# GIVEN MATERIAL

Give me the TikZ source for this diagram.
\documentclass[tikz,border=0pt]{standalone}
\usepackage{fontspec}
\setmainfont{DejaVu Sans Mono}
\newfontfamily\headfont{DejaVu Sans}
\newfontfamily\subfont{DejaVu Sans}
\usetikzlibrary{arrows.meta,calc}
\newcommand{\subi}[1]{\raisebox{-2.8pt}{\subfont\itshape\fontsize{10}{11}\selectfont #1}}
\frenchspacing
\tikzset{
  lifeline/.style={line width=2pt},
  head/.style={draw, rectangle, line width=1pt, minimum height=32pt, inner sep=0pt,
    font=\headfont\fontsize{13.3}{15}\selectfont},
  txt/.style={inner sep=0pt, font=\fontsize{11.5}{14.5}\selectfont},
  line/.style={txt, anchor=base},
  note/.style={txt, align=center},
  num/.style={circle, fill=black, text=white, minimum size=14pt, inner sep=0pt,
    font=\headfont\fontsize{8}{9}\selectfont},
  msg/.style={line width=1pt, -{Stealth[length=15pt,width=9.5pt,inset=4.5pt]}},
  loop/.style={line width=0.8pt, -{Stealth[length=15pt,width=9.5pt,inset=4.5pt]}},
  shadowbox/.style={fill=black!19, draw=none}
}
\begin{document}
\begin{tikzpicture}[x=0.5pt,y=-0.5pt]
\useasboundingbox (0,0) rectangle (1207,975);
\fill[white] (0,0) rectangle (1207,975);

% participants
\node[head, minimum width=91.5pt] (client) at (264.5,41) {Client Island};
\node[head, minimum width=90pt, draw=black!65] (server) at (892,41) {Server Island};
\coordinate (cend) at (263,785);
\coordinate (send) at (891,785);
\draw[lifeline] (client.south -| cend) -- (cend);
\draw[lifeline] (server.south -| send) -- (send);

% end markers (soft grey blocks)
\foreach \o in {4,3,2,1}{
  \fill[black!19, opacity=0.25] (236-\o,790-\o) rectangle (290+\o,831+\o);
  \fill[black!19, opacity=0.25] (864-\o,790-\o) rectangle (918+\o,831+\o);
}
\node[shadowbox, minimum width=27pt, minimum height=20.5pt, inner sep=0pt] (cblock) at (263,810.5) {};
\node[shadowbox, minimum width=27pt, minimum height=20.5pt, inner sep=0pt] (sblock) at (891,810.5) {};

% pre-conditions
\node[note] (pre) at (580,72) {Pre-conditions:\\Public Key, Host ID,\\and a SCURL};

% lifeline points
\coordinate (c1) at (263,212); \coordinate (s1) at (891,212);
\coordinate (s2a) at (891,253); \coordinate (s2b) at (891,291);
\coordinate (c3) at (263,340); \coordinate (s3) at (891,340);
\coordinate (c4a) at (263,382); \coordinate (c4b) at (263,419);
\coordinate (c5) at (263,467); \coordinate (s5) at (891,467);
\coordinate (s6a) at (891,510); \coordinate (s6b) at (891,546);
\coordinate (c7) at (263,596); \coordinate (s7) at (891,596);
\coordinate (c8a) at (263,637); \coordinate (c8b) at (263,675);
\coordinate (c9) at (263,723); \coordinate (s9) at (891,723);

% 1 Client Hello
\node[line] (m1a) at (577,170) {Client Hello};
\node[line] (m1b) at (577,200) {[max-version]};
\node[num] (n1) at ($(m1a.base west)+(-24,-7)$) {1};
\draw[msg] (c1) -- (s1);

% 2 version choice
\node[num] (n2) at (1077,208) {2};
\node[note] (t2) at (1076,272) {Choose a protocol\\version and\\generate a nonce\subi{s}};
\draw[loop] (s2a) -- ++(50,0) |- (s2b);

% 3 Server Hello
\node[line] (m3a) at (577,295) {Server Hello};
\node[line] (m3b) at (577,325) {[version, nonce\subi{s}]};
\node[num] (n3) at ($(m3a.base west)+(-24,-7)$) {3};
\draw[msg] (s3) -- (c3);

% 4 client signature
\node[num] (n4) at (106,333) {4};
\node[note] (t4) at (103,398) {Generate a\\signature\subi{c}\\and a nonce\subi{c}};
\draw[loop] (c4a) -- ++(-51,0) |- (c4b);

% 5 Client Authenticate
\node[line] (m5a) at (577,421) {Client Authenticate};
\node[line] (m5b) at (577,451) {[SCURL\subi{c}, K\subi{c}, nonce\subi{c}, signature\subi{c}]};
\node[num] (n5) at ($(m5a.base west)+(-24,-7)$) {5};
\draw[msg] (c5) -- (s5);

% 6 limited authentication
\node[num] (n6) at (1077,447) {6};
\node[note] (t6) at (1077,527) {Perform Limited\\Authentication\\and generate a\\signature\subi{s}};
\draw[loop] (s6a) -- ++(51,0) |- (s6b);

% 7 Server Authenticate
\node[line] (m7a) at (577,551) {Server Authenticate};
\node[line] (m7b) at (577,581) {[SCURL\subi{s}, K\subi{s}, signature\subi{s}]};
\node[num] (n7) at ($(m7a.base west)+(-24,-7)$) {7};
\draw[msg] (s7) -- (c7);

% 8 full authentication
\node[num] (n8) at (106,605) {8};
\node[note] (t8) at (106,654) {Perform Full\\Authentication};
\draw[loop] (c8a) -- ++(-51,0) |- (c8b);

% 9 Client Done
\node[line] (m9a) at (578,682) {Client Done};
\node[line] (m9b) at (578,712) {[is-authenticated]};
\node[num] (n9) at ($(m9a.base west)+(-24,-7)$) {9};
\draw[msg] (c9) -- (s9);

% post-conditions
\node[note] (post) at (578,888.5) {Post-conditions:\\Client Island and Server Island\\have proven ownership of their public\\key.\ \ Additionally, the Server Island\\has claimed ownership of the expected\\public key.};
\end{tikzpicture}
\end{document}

# WHAT TO WORK ON
Please reproduce every line of the material word for word.

# EXERCISE OUTPUT
Give me the TikZ source for this diagram.
\documentclass[tikz,border=0pt]{standalone}
\usepackage{fontspec}
\setmainfont{DejaVu Sans Mono}
\newfontfamily\headfont{DejaVu Sans}
\newfontfamily\subfont{DejaVu Sans}
\usetikzlibrary{arrows.meta,calc}
\newcommand{\subi}[1]{\raisebox{-2.8pt}{\subfont\itshape\fontsize{10}{11}\selectfont #1}}
\frenchspacing
\tikzset{
  lifeline/.style={line width=2pt},
  head/.style={draw, rectangle, line width=1pt, minimum height=32pt, inner sep=0pt,
    font=\headfont\fontsize{13.3}{15}\selectfont},
  txt/.style={inner sep=0pt, font=\fontsize{11.5}{14.5}\selectfont},
  line/.style={txt, anchor=base},
  note/.style={txt, align=center},
  num/.style={circle, fill=black, text=white, minimum size=14pt, inner sep=0pt,
    font=\headfont\fontsize{8}{9}\selectfont},
  msg/.style={line width=1pt, -{Stealth[length=15pt,width=9.5pt,inset=4.5pt]}},
  loop/.style={line width=0.8pt, -{Stealth[length=15pt,width=9.5pt,inset=4.5pt]}},
  shadowbox/.style={fill=black!19, draw=none}
}
\begin{document}
\begin{tikzpicture}[x=0.5pt,y=-0.5pt]
\useasboundingbox (0,0) rectangle (1207,975);
\fill[white] (0,0) rectangle (1207,975);

% participants
\node[head, minimum width=91.5pt] (client) at (264.5,41) {Client Island};
\node[head, minimum width=90pt, draw=black!65] (server) at (892,41) {Server Island};
\coordinate (cend) at (263,785);
\coordinate (send) at (891,785);
\draw[lifeline] (client.south -| cend) -- (cend);
\draw[lifeline] (server.south -| send) -- (send);

% end markers (soft grey blocks)
\foreach \o in {4,3,2,1}{
  \fill[black!19, opacity=0.25] (236-\o,790-\o) rectangle (290+\o,831+\o);
  \fill[black!19, opacity=0.25] (864-\o,790-\o) rectangle (918+\o,831+\o);
}
\node[shadowbox, minimum width=27pt, minimum height=20.5pt, inner sep=0pt] (cblock) at (263,810.5) {};
\node[shadowbox, minimum width=27pt, minimum height=20.5pt, inner sep=0pt] (sblock) at (891,810.5) {};

% pre-conditions
\node[note] (pre) at (580,72) {Pre-conditions:\\Public Key, Host ID,\\and a SCURL};

% lifeline points
\coordinate (c1) at (263,212); \coordinate (s1) at (891,212);
\coordinate (s2a) at (891,253); \coordinate (s2b) at (891,291);
\coordinate (c3) at (263,340); \coordinate (s3) at (891,340);
\coordinate (c4a) at (263,382); \coordinate (c4b) at (263,419);
\coordinate (c5) at (263,467); \coordinate (s5) at (891,467);
\coordinate (s6a) at (891,510); \coordinate (s6b) at (891,546);
\coordinate (c7) at (263,596); \coordinate (s7) at (891,596);
\coordinate (c8a) at (263,637); \coordinate (c8b) at (263,675);
\coordinate (c9) at (263,723); \coordinate (s9) at (891,723);

% 1 Client Hello
\node[line] (m1a) at (577,170) {Client Hello};
\node[line] (m1b) at (577,200) {[max-version]};
\node[num] (n1) at ($(m1a.base west)+(-24,-7)$) {1};
\draw[msg] (c1) -- (s1);

% 2 version choice
\node[num] (n2) at (1077,208) {2};
\node[note] (t2) at (1076,272) {Choose a protocol\\version and\\generate a nonce\subi{s}};
\draw[loop] (s2a) -- ++(50,0) |- (s2b);

% 3 Server Hello
\node[line] (m3a) at (577,295) {Server Hello};
\node[line] (m3b) at (577,325) {[version, nonce\subi{s}]};
\node[num] (n3) at ($(m3a.base west)+(-24,-7)$) {3};
\draw[msg] (s3) -- (c3);

% 4 client signature
\node[num] (n4) at (106,333) {4};
\node[note] (t4) at (103,398) {Generate a\\signature\subi{c}\\and a nonce\subi{c}};
\draw[loop] (c4a) -- ++(-51,0) |- (c4b);

% 5 Client Authenticate
\node[line] (m5a) at (577,421) {Client Authenticate};
\node[line] (m5b) at (577,451) {[SCURL\subi{c}, K\subi{c}, nonce\subi{c}, signature\subi{c}]};
\node[num] (n5) at ($(m5a.base west)+(-24,-7)$) {5};
\draw[msg] (c5) -- (s5);

% 6 limited authentication
\node[num] (n6) at (1077,447) {6};
\node[note] (t6) at (1077,527) {Perform Limited\\Authentication\\and generate a\\signature\subi{s}};
\draw[loop] (s6a) -- ++(51,0) |- (s6b);

% 7 Server Authenticate
\node[line] (m7a) at (577,551) {Server Authenticate};
\node[line] (m7b) at (577,581) {[SCURL\subi{s}, K\subi{s}, signature\subi{s}]};
\node[num] (n7) at ($(m7a.base west)+(-24,-7)$) {7};
\draw[msg] (s7) -- (c7);

% 8 full authentication
\node[num] (n8) at (106,605) {8};
\node[note] (t8) at (106,654) {Perform Full\\Authentication};
\draw[loop] (c8a) -- ++(-51,0) |- (c8b);

% 9 Client Done
\node[line] (m9a) at (578,682) {Client Done};
\node[line] (m9b) at (578,712) {[is-authenticated]};
\node[num] (n9) at ($(m9a.base west)+(-24,-7)$) {9};
\draw[msg] (c9) -- (s9);

% post-conditions
\node[note] (post) at (578,888.5) {Post-conditions:\\Client Island and Server Island\\have proven ownership of their public\\key.\ \ Additionally, the Server Island\\has claimed ownership of the expected\\public key.};
\end{tikzpicture}
\end{document}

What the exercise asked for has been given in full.